↓↓↓
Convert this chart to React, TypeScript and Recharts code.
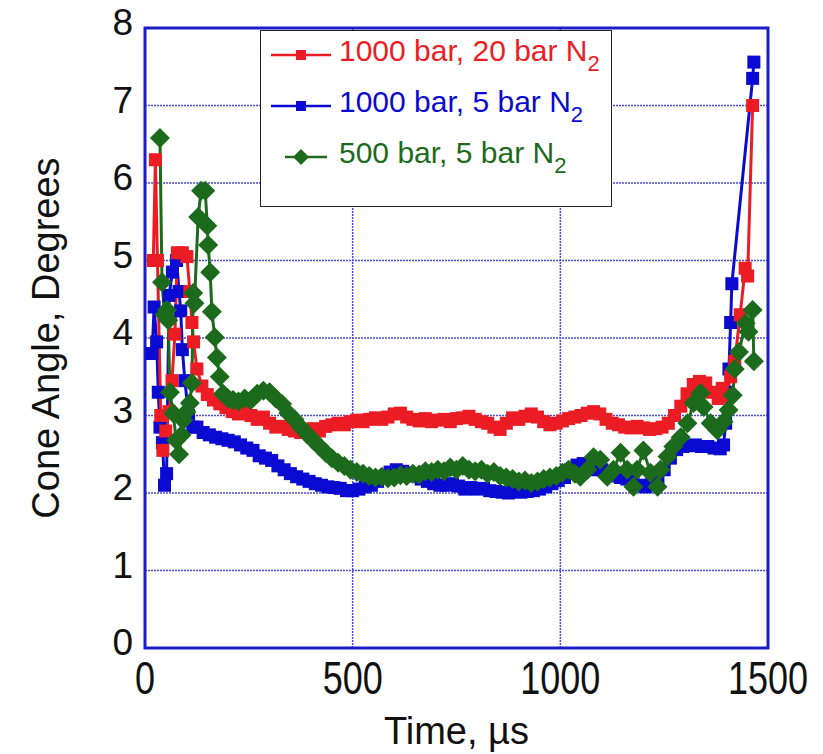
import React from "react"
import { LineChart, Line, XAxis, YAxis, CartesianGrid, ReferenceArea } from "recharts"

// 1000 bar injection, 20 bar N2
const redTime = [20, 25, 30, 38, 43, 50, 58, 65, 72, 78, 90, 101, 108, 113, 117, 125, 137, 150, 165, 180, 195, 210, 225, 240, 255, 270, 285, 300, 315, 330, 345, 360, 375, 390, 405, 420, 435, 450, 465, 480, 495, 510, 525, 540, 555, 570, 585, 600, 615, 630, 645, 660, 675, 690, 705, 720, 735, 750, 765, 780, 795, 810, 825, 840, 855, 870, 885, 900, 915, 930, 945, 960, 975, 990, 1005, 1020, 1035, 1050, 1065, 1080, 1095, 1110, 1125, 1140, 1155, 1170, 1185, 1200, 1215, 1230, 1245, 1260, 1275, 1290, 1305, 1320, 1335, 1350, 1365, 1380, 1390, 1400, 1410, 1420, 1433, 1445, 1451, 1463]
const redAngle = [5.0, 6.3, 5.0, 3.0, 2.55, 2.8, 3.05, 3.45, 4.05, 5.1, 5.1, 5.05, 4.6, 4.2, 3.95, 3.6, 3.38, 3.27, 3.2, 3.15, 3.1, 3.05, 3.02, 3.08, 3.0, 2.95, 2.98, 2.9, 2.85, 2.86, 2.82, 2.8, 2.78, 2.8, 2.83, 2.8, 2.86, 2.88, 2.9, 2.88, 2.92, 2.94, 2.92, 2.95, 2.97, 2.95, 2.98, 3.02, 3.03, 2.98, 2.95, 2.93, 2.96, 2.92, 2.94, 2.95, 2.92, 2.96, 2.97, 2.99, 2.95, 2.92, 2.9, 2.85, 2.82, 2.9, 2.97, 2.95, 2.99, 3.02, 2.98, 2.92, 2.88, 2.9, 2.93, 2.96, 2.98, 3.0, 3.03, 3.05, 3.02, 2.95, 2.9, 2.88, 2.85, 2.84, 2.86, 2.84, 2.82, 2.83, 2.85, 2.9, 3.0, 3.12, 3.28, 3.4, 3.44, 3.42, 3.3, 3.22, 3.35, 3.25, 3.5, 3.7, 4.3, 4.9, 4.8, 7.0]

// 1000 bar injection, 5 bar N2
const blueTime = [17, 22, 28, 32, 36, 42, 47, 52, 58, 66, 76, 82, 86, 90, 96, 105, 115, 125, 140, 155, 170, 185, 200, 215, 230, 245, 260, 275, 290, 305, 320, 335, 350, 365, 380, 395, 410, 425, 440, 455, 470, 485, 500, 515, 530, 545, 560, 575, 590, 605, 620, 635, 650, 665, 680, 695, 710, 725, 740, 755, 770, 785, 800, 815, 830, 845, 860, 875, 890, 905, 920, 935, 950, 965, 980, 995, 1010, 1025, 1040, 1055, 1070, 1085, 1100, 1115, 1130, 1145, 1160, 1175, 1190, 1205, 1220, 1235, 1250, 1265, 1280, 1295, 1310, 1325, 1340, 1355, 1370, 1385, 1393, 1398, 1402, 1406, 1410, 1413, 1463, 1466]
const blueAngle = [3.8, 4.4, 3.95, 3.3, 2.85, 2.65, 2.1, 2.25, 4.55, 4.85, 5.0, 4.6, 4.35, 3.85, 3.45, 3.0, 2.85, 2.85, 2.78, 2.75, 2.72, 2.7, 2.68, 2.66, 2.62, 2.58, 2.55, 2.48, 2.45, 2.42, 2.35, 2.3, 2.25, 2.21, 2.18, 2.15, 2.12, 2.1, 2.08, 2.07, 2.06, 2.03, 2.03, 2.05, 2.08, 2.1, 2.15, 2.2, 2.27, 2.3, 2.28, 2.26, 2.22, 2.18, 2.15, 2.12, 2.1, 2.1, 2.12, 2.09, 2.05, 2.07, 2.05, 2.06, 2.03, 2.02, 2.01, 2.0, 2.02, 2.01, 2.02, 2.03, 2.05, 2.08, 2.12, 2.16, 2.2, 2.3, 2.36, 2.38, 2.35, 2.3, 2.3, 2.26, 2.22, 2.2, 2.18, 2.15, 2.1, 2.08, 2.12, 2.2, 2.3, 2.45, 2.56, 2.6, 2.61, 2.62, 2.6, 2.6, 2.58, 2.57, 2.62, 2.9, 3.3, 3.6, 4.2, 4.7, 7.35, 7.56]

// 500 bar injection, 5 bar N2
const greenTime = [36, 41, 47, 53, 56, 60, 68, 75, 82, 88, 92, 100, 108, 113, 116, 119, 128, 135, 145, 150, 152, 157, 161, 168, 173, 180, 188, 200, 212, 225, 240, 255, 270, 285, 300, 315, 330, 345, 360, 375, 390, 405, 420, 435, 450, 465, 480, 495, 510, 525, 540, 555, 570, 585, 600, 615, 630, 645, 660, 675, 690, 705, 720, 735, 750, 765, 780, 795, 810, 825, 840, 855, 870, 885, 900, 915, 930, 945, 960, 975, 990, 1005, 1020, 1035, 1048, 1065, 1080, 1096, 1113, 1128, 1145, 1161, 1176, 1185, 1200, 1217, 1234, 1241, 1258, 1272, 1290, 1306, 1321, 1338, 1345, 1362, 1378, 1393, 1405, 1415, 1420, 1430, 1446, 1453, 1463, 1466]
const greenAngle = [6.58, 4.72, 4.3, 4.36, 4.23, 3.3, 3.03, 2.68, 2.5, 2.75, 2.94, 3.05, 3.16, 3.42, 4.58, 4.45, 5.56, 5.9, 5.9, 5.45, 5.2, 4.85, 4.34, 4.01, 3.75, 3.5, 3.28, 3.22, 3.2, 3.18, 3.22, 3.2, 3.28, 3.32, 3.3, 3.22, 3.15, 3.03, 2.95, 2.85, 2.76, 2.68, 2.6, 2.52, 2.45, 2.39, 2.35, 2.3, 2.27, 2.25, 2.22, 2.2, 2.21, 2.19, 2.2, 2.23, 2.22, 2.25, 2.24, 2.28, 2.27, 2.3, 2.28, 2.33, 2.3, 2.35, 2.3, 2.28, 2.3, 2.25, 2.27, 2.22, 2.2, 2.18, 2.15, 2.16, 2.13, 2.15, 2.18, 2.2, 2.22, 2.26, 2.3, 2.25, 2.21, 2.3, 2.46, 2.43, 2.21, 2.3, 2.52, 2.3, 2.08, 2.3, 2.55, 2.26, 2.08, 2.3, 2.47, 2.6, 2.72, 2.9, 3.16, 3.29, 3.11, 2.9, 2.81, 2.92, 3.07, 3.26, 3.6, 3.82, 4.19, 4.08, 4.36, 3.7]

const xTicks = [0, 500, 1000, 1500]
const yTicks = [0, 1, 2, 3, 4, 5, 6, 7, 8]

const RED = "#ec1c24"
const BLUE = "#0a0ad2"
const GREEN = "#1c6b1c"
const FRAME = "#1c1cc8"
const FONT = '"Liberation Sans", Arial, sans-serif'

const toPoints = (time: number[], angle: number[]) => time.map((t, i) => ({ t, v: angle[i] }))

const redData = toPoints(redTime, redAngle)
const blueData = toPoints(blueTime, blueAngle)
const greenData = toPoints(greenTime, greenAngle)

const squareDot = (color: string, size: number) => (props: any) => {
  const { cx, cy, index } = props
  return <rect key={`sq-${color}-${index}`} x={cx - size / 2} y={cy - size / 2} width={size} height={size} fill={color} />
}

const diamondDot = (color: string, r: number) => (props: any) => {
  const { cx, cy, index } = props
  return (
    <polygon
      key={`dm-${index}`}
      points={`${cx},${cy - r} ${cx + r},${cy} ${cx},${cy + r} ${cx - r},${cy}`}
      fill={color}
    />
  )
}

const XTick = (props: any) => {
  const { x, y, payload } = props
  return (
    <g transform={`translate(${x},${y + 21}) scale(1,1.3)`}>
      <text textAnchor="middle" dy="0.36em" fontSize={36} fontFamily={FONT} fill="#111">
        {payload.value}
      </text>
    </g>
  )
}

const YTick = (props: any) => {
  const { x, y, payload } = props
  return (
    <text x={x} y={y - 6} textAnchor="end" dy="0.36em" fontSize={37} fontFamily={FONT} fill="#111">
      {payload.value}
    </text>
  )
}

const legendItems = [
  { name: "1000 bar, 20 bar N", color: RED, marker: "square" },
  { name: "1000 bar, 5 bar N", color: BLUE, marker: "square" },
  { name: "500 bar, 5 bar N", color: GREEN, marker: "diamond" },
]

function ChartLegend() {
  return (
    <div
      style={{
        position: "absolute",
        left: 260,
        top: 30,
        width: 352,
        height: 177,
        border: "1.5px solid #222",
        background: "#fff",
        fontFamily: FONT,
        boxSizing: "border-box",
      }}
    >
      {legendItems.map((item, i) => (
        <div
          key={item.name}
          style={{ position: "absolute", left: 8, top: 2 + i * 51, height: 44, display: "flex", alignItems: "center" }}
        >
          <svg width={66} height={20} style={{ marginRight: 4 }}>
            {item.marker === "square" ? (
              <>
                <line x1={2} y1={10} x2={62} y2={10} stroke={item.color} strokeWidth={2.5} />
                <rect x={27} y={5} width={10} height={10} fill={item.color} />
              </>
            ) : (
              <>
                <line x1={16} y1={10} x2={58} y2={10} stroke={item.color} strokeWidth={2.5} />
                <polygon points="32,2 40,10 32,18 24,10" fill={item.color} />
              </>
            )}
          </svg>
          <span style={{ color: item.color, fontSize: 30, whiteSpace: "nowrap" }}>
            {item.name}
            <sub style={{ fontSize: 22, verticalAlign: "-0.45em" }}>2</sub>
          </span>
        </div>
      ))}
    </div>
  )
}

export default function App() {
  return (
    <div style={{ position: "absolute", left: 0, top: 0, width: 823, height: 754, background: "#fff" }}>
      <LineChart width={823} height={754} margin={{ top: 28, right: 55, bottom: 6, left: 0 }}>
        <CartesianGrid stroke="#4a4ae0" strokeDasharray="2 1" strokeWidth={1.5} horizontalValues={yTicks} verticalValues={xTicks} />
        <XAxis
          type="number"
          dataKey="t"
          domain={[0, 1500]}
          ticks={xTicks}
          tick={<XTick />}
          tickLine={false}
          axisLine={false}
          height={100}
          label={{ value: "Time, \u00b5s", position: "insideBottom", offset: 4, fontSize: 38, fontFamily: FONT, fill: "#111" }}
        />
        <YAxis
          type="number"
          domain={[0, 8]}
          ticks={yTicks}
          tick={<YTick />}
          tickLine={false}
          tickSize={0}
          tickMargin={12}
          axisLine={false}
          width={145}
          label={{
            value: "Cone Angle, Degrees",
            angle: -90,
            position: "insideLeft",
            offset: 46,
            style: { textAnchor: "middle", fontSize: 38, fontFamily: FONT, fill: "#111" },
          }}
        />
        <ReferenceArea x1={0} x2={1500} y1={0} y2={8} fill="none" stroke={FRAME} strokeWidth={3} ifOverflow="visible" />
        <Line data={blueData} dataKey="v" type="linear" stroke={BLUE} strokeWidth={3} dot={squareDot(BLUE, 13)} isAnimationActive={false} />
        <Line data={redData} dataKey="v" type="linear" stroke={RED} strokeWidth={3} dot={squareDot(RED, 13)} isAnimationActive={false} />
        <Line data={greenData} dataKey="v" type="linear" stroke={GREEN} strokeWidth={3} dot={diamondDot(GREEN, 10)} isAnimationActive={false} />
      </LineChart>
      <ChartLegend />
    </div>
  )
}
↑↑↑
Goal of the exercise:
Your task is to return the lines above, from the first one up to and including the line containing "YAxis, CartesianGrid, ReferenceArea", minus any pictures.

Solution to the exercise:
Convert this chart to React, TypeScript and Recharts code.
import React from "react"
import { LineChart, Line, XAxis, YAxis, CartesianGrid, ReferenceArea } from "recharts"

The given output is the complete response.